Archive for January 28th, 2010
Some Remembering
I don’t understand why this memory is lingering in my present day awareness, but trying to analyze it has revealed to me how fractured my recollection is. I’m guessing I was about 9, or possibly 10, years old. It was the first time in my life that I believed I was facing my own death. Up to that time, I had experienced only limited exposure to lakes or pools and did not know how to swim. I was playing on a floating raft at a swimming beach on Red Rock Lake, jumping from the raft into the neck-deep water. I didn’t realize the raft had moved to deeper water because I had become mesmerized with the experience of jumping into that water.
I know that I was with others, but I have no recollection who it specifically was. I have a sense that they contributed to my feeling blissfully free of apprehension. I don’t believe anyone noticed the time I jumped into water that was deeper than I was tall. It was a moment of 1, or maybe 2, seconds in which I mentally processed a lot more thought than that amount of time could allow.
Of all the bits and pieces of memory from this event, this is the most vivid of all: the combined feeling of shock and calm. I hadn’t sensed any hint of this possibility. I was in total oblivion of the fun I was having when all at once, I was faced with this potentially fatal reality. I surmised that I had reached the end of my life. I remember the instant of surprise, but in that same split second, the significant, calm insight that this would be it.
Pretty much as a reflex, I pushed off the bottom and sputtered as my face broke the surface. I went down again and without even thinking about it, pushed off like before. Keep in mind that the depth was probably just barely over my head, but to a kid who can’t swim, there is no range of depth; it’s either over your head, or not, and over your head may as well be the deep sea.
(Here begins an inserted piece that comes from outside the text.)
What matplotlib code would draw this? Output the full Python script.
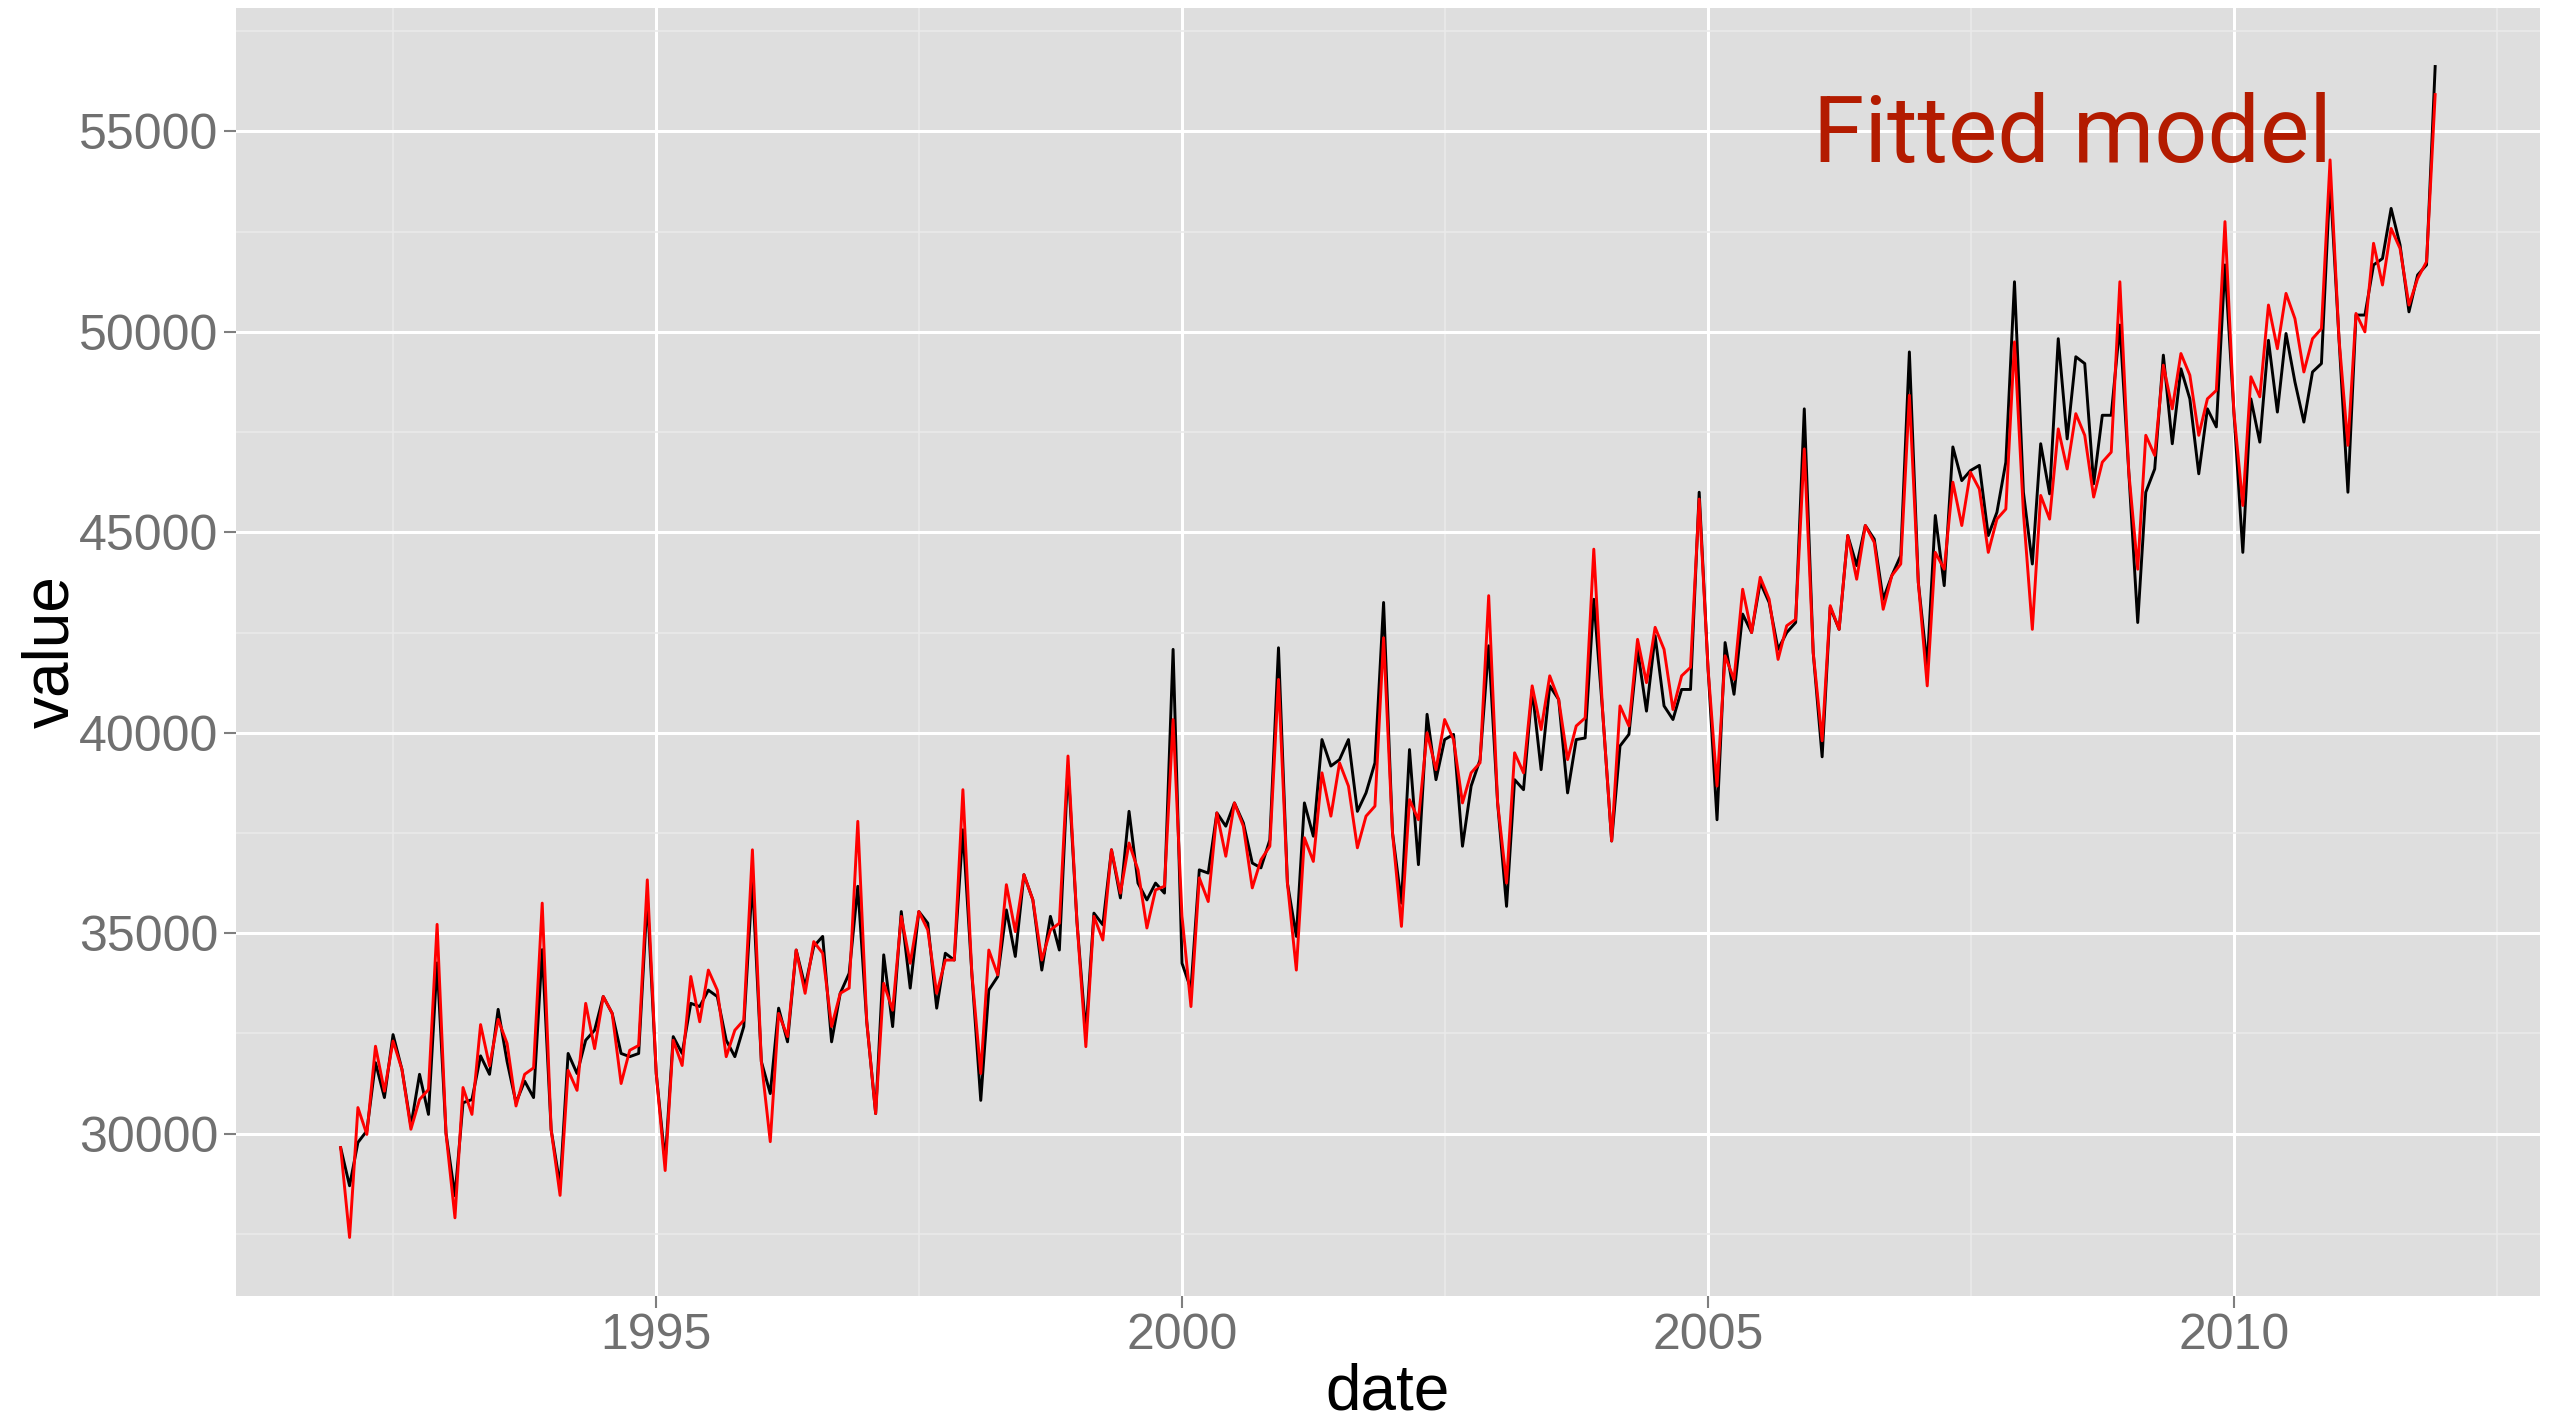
import numpy as np
import pandas as pd
import matplotlib
matplotlib.use('Agg')
import matplotlib.pyplot as plt
import matplotlib.dates as mdates
from matplotlib.ticker import FixedLocator

plt.rcParams['font.family'] = ['Liberation Sans', 'DejaVu Sans']

# monthly series, Jan 1992 .. Dec 2011 (one row per year)
dates = pd.date_range('1992-01-01', periods=240, freq='MS')

actual = [
    29650, 28700, 29780, 30070, 31770, 30900, 32470, 31600, 30190, 31480, 30480, 34260,
    30000, 28450, 30770, 30850, 31940, 31480, 33100, 31800, 30770, 31310, 30900, 34590,
    30100, 28700, 32000, 31500, 32330, 32580, 33420, 33000, 32000, 31920, 32000, 35900,
    31500, 29300, 32420, 32000, 33250, 33170, 33580, 33420, 32330, 31920, 32670, 36330,
    31800, 31000, 33130, 32290, 34580, 33670, 34670, 34920, 32290, 33500, 34000, 36170,
    32800, 30500, 34460, 32670, 35540, 33630, 35540, 35250, 33130, 34500, 34330, 37580,
    34000, 30830, 33580, 33920, 35580, 34420, 36460, 35830, 34080, 35420, 34580, 39170,
    35300, 32500, 35500, 35210, 37080, 35880, 38040, 36250, 35830, 36250, 36000, 42080,
    34250, 33600, 36580, 36500, 38000, 37670, 38250, 37750, 36750, 36630, 37330, 42120,
    36250, 34920, 38250, 37420, 39830, 39170, 39330, 39830, 38040, 38500, 39250, 43250,
    37500, 35750, 39580, 36710, 40460, 38830, 39830, 39960, 37170, 38670, 39330, 42170,
    38250, 35670, 38830, 38580, 41080, 39080, 41170, 40830, 38500, 39830, 39870, 43330,
    40500, 37300, 39670, 39960, 42080, 40540, 42420, 40670, 40330, 41080, 41080, 46000,
    41580, 37830, 42250, 40960, 42960, 42500, 43750, 43250, 42080, 42500, 42750, 48080,
    42000, 39400, 43130, 42580, 44920, 44170, 45170, 44830, 43330, 43920, 44420, 49500,
    43750, 41670, 45420, 43670, 47130, 46290, 46540, 46670, 44920, 45500, 46750, 51250,
    46000, 44210, 47210, 45960, 49830, 47330, 49380, 49210, 46210, 47920, 47920, 50170,
    46500, 42750, 46000, 46580, 49420, 47210, 49080, 48330, 46460, 48080, 47630, 51670,
    48000, 44500, 48330, 47250, 49790, 48000, 49960, 48750, 47750, 49000, 49210, 53800,
    49830, 46000, 50420, 50420, 51670, 51830, 53080, 52170, 50500, 51420, 51670, 56620,
]

fitted = [
    29650, 27410, 30650, 29980, 32180, 31060, 32310, 31600, 30110, 30850, 31100, 35220,
    30000, 27900, 31150, 30480, 32720, 31690, 32850, 32250, 30690, 31480, 31640, 35750,
    30100, 28460, 31580, 31080, 33250, 32120, 33420, 33000, 31250, 32080, 32200, 36330,
    31500, 29080, 32330, 31700, 33920, 32790, 34080, 33580, 31920, 32580, 32830, 37080,
    31800, 29800, 33000, 32420, 34580, 33500, 34790, 34500, 32670, 33500, 33630, 37790,
    32800, 30500, 33750, 33080, 35420, 34250, 35540, 35080, 33500, 34330, 34330, 38580,
    34000, 31500, 34580, 33960, 36210, 35040, 36460, 35830, 34330, 35080, 35250, 39420,
    35300, 32170, 35420, 34830, 37080, 36000, 37250, 36580, 35130, 36080, 36170, 40330,
    35420, 33170, 36380, 35790, 38000, 36920, 38250, 37670, 36130, 36830, 37170, 41330,
    36250, 34080, 37380, 36790, 39000, 37920, 39250, 38670, 37130, 37920, 38170, 42370,
    37500, 35170, 38330, 37830, 40000, 39080, 40330, 39830, 38250, 39000, 39250, 43420,
    38250, 36250, 39500, 39000, 41170, 40080, 41420, 40830, 39330, 40170, 40370, 44580,
    40500, 37300, 40670, 40170, 42330, 41250, 42630, 42080, 40580, 41420, 41630, 45830,
    41580, 38670, 41920, 41330, 43580, 42500, 43880, 43330, 41830, 42670, 42830, 47080,
    42000, 39800, 43170, 42580, 44920, 43830, 45170, 44750, 43080, 43920, 44210, 48420,
    43750, 41170, 44500, 44080, 46250, 45170, 46500, 46080, 44500, 45330, 45580, 49750,
    45500, 42580, 45920, 45330, 47580, 46580, 47960, 47420, 45880, 46750, 47000, 51250,
    46500, 44080, 47420, 46920, 49170, 48080, 49460, 48920, 47420, 48330, 48540, 52750,
    48000, 45670, 48880, 48380, 50670, 49580, 50960, 50330, 49000, 49830, 50080, 54290,
    49830, 47170, 50460, 50000, 52210, 51170, 52580, 52080, 50670, 51330, 51750, 55920,
]

y_major = [30000, 35000, 40000, 45000, 50000, 55000]
y_minor = [27500, 32500, 37500, 42500, 47500, 52500, 57500]
x_major = pd.to_datetime(['1995-01-01', '2000-01-01', '2005-01-01', '2010-01-01'])
x_minor = pd.to_datetime(['1992-07-02', '1997-07-02', '2002-07-02', '2007-07-02', '2012-07-02'])

fig = plt.figure(figsize=(25.56, 14.22), dpi=100)
ax = fig.add_axes([0.0923, 0.0886, 0.9014, 0.9058])
ax.set_facecolor('#DEDEDE')

ax.plot(dates, actual, color='black', lw=2.1, zorder=3)
ax.plot(dates, fitted, color='#FF0000', lw=2.1, zorder=4)

ax.margins(x=0.05, y=0.05)

ax.xaxis.set_major_locator(FixedLocator(mdates.date2num(x_major)))
ax.xaxis.set_minor_locator(FixedLocator(mdates.date2num(x_minor)))
ax.xaxis.set_major_formatter(mdates.DateFormatter('%Y'))
ax.yaxis.set_major_locator(FixedLocator(y_major))
ax.yaxis.set_minor_locator(FixedLocator(y_minor))

ax.grid(which='major', color='white', lw=2.2, zorder=1)
ax.grid(which='minor', color='#EAEAEA', lw=1.1, zorder=1)
ax.set_axisbelow(True)

for s in ax.spines.values():
    s.set_visible(False)

ax.tick_params(which='major', length=8.5, width=1.5, color='#7F7F7F',
               labelsize=36, labelcolor='#707070', pad=4)
ax.tick_params(which='minor', length=0)

ax.set_xlabel('date', fontsize=46, color='black')
ax.set_ylabel('value', fontsize=46, color='black')
ax.xaxis.set_label_coords(0.5, -0.052)
ax.yaxis.set_label_coords(-0.067, 0.5)

ax.text(pd.Timestamp('2006-01-01'), 54230, 'Fitted model', fontsize=67,
        color='#B31B00', fontweight='normal', va='baseline', ha='left',
        family=['Roboto', 'Liberation Sans', 'DejaVu Sans'], zorder=5)

fig.savefig('out.png', dpi=100)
Since it was not a long distance from where I had previously been playing, my 2 or 3 bounces had landed me back in my neck-deep zone, and that quick, I had overcome the expected demise.
Embarrassment kept me from addressing what had just transpired. Since no one appeared to have noticed, I figured it best to just keep it to myself, lest the fact of my not having learned to swim yet become something to talk about. I liked it better, left unsaid. I seem to have permanently logged the sensation of the lake bottom on my feet, the impression of a mother or sister (not necessarily mine) on shore under a tree, a variety of ages of kids playing in the water, and a day of hazy sunshine or more gray than blue sky. I have no real image of what the raft was like. I have a sense that my interest in jumping off the raft anymore was dashed, and I was left with the mixture of wanting to disavow any knowledge of what just happened, and yet still explore the drama I had just been through.
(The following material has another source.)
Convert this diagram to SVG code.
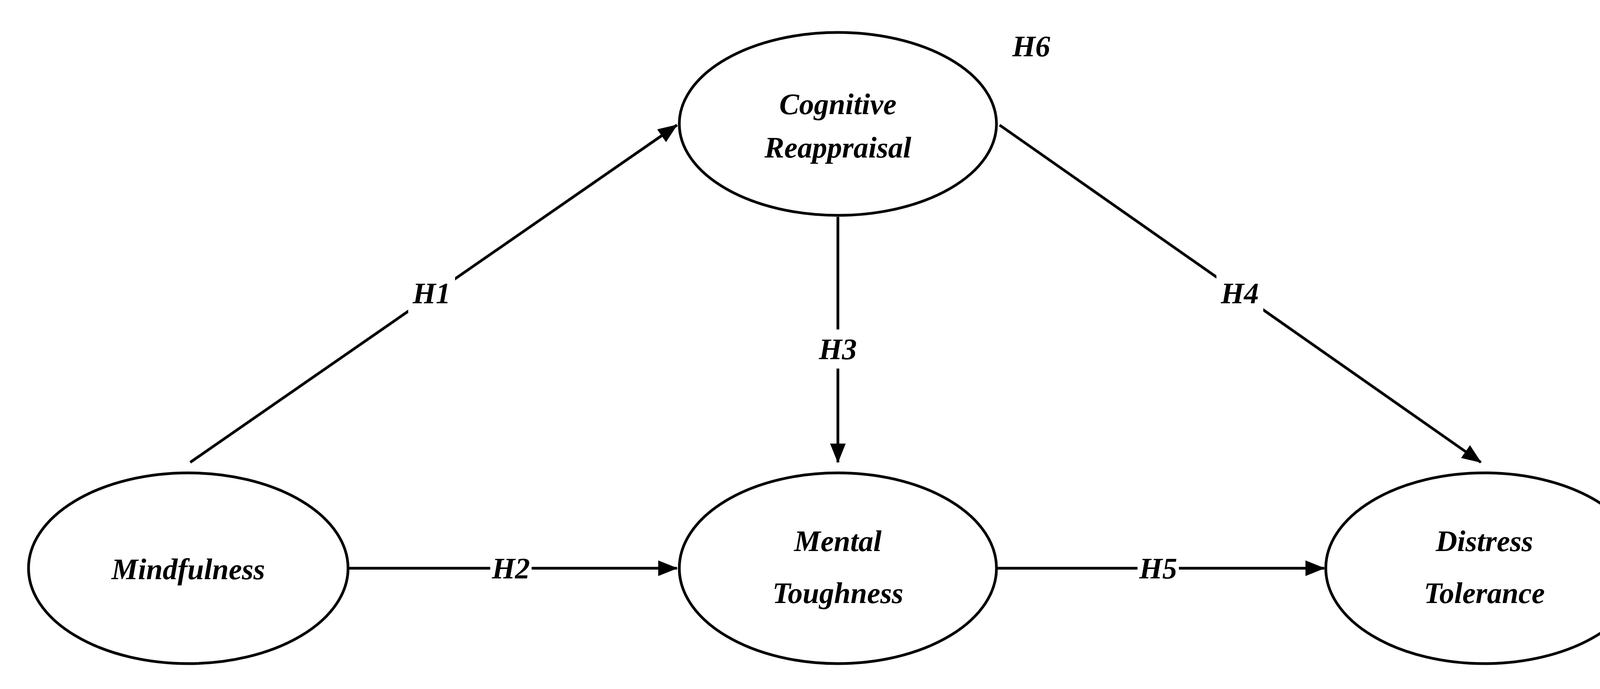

In addition to being fascinated by the different fragments of memory associated with this incident, I am also curious as to why it seems to be residing in the area of my conscious awareness of late. It strikes me now as I capture all this in writing, that I can’t wrangle a recollection of the point in which I finally achieved mastery of skills in the art of swimming. I bet it wasn’t too long after that. Maybe it served as a personal motivation. My teen years involved a pretty significant amount of time on and in Lake Riley at the Daly’s. There are quite a few memory fragments associated with that, but unlike my perceived brush with death, those remain ensconced deep in the catacombs of rarely disturbed files of the memory bank.